• _Exercise details_:
Quote all lines below exactly. Images stay out.

• _Data extract_:
* * *

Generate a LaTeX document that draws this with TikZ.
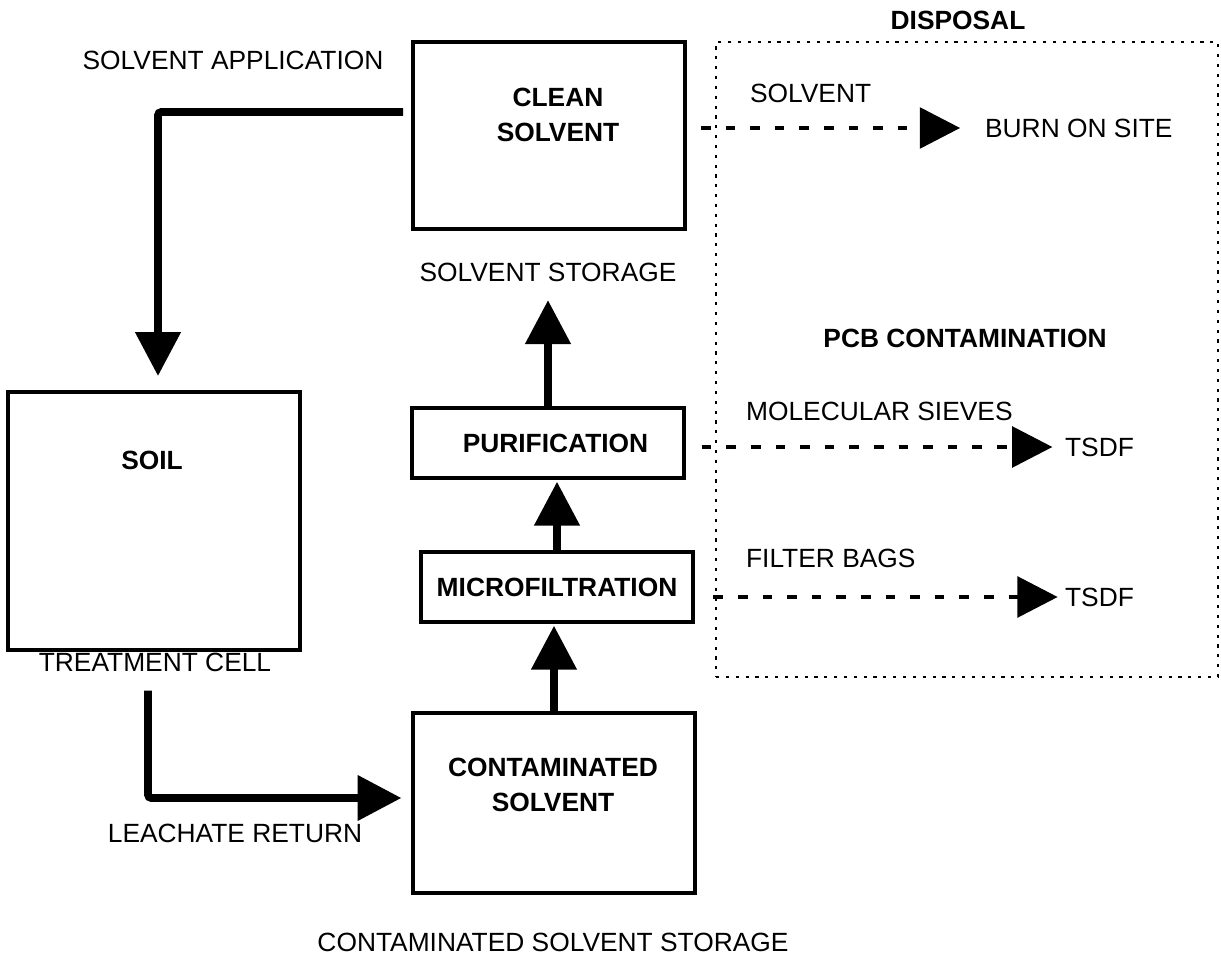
\documentclass[tikz,border=0pt]{standalone}
\usepackage{fontspec}
\setmainfont{Liberation Sans}
\usetikzlibrary{arrows.meta, positioning, calc}
\tikzset{
  unit/.style={draw, line width=2.2pt, inner sep=0pt},
  boldtxt/.style={font=\bfseries\fontsize{15}{20}\selectfont, align=center},
  lbl/.style={font=\fontsize{15}{18}\selectfont, inner sep=1pt},
  flow/.style={line width=4.5pt, rounded corners=2pt, -{Triangle[length=25pt,width=25pt]}},
  waste/.style={line width=2.8pt, dash pattern=on 5.5pt off 8.5pt, -{Triangle[length=23pt,width=23pt]}},
  zone/.style={draw, line width=1.6pt, dash pattern=on 1.8pt off 3.8pt, inner sep=0pt}
}
\begin{document}
\begin{tikzpicture}[x=0.02cm, y=-0.02cm]
    \useasboundingbox (0,0) rectangle (1221,962);
    % process units
    \node[unit, minimum width=5.44cm, minimum height=3.74cm] (clean) at (549,135.5) {};
    \node[boldtxt] at (558,115) {CLEAN\\SOLVENT};
    \node[unit, minimum width=5.84cm, minimum height=5.16cm] (soil) at (154,521) {};
    \node[boldtxt] at (152,460) {SOIL};
    \node[unit, minimum width=5.44cm, minimum height=1.4cm, boldtxt] (purif) at (548,443) {\hspace{0.3cm}PURIFICATION};
    \node[unit, minimum width=5.44cm, minimum height=1.4cm, boldtxt] (microf) at (557,587) {MICROFILTRATION};
    \node[unit, minimum width=5.64cm, minimum height=3.6cm] (contam) at (554,803) {};
    \node[boldtxt] at (553,785) {CONTAMINATED\\SOLVENT};
    \node[zone, minimum width=10.04cm, minimum height=12.7cm] (disposal) at (967,359.5) {};
    % labels
    \node[lbl] (appl) at (233,60) {SOLVENT APPLICATION};
    \node[lbl] (storage) at (548,272) {SOLVENT STORAGE};
    \node[lbl] (cell) at (155,662) {TREATMENT CELL};
    \node[lbl] (leach) at (235,833) {LEACHATE RETURN};
    \node[lbl] (cstorage) at (553,942) {CONTAMINATED SOLVENT STORAGE};
    \node[boldtxt] (disp) at (958,20) {DISPOSAL};
    \node[boldtxt] (pcb) at (965,338) {PCB CONTAMINATION};
    \node[lbl, anchor=west] (solv) at (748,93) {SOLVENT};
    \node[lbl, anchor=west] (burn) at (983,128) {BURN ON SITE};
    \node[lbl, anchor=west] (sieves) at (744,411) {MOLECULAR SIEVES};
    \node[lbl, anchor=west] (tsdfa) at (1063,447) {TSDF};
    \node[lbl, anchor=west] (bags) at (744,558) {FILTER BAGS};
    \node[lbl, anchor=west] (tsdfb) at (1063,597) {TSDF};
    % solvent loop
    \draw[flow, shorten <=4.5pt, shorten >=8pt] ([yshift=0.47cm]clean.west) -| ([xshift=0.08cm]soil.north);
    \draw[flow, shorten <=22pt, shorten >=5.5pt] ([xshift=-0.12cm]soil.south) |- ([yshift=0.1cm]contam.west);
    \draw[flow, shorten >=1pt] (contam.north) -- (contam.north |- microf.south);
    \draw[flow, shorten >=1pt] (microf.north) -- (microf.north |- purif.south);
    \draw[flow, shorten >=9.5pt] (purif.north) -- (purif.north |- storage.south);
    % disposal
    \draw[waste, shorten <=8pt, shorten >=13pt] (clean.east |- burn.west) -- (burn.west);
    \draw[waste, shorten <=9pt, shorten >=6pt] (purif.east |- tsdfa.west) -- (tsdfa.west);
    \draw[waste, shorten <=10.5pt, shorten >=3pt] (microf.east |- tsdfb.west) -- (tsdfb.west);
\end{tikzpicture}
\end{document}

* * *

• _Task answer_:
Generate a LaTeX document that draws this with TikZ.
\documentclass[tikz,border=0pt]{standalone}
\usepackage{fontspec}
\setmainfont{Liberation Sans}
\usetikzlibrary{arrows.meta, positioning, calc}
\tikzset{
  unit/.style={draw, line width=2.2pt, inner sep=0pt},
  boldtxt/.style={font=\bfseries\fontsize{15}{20}\selectfont, align=center},
  lbl/.style={font=\fontsize{15}{18}\selectfont, inner sep=1pt},
  flow/.style={line width=4.5pt, rounded corners=2pt, -{Triangle[length=25pt,width=25pt]}},
  waste/.style={line width=2.8pt, dash pattern=on 5.5pt off 8.5pt, -{Triangle[length=23pt,width=23pt]}},
  zone/.style={draw, line width=1.6pt, dash pattern=on 1.8pt off 3.8pt, inner sep=0pt}
}
\begin{document}
\begin{tikzpicture}[x=0.02cm, y=-0.02cm]
    \useasboundingbox (0,0) rectangle (1221,962);
    % process units
    \node[unit, minimum width=5.44cm, minimum height=3.74cm] (clean) at (549,135.5) {};
    \node[boldtxt] at (558,115) {CLEAN\\SOLVENT};
    \node[unit, minimum width=5.84cm, minimum height=5.16cm] (soil) at (154,521) {};
    \node[boldtxt] at (152,460) {SOIL};
    \node[unit, minimum width=5.44cm, minimum height=1.4cm, boldtxt] (purif) at (548,443) {\hspace{0.3cm}PURIFICATION};
    \node[unit, minimum width=5.44cm, minimum height=1.4cm, boldtxt] (microf) at (557,587) {MICROFILTRATION};
    \node[unit, minimum width=5.64cm, minimum height=3.6cm] (contam) at (554,803) {};
    \node[boldtxt] at (553,785) {CONTAMINATED\\SOLVENT};
    \node[zone, minimum width=10.04cm, minimum height=12.7cm] (disposal) at (967,359.5) {};
    % labels
    \node[lbl] (appl) at (233,60) {SOLVENT APPLICATION};
    \node[lbl] (storage) at (548,272) {SOLVENT STORAGE};
    \node[lbl] (cell) at (155,662) {TREATMENT CELL};
    \node[lbl] (leach) at (235,833) {LEACHATE RETURN};
    \node[lbl] (cstorage) at (553,942) {CONTAMINATED SOLVENT STORAGE};
    \node[boldtxt] (disp) at (958,20) {DISPOSAL};
    \node[boldtxt] (pcb) at (965,338) {PCB CONTAMINATION};
    \node[lbl, anchor=west] (solv) at (748,93) {SOLVENT};
    \node[lbl, anchor=west] (burn) at (983,128) {BURN ON SITE};
    \node[lbl, anchor=west] (sieves) at (744,411) {MOLECULAR SIEVES};
    \node[lbl, anchor=west] (tsdfa) at (1063,447) {TSDF};
    \node[lbl, anchor=west] (bags) at (744,558) {FILTER BAGS};
    \node[lbl, anchor=west] (tsdfb) at (1063,597) {TSDF};
    % solvent loop
    \draw[flow, shorten <=4.5pt, shorten >=8pt] ([yshift=0.47cm]clean.west) -| ([xshift=0.08cm]soil.north);
    \draw[flow, shorten <=22pt, shorten >=5.5pt] ([xshift=-0.12cm]soil.south) |- ([yshift=0.1cm]contam.west);
    \draw[flow, shorten >=1pt] (contam.north) -- (contam.north |- microf.south);
    \draw[flow, shorten >=1pt] (microf.north) -- (microf.north |- purif.south);
    \draw[flow, shorten >=9.5pt] (purif.north) -- (purif.north |- storage.south);
    % disposal
    \draw[waste, shorten <=8pt, shorten >=13pt] (clean.east |- burn.west) -- (burn.west);
    \draw[waste, shorten <=9pt, shorten >=6pt] (purif.east |- tsdfa.west) -- (tsdfa.west);
    \draw[waste, shorten <=10.5pt, shorten >=3pt] (microf.east |- tsdfb.west) -- (tsdfb.west);
\end{tikzpicture}
\end{document}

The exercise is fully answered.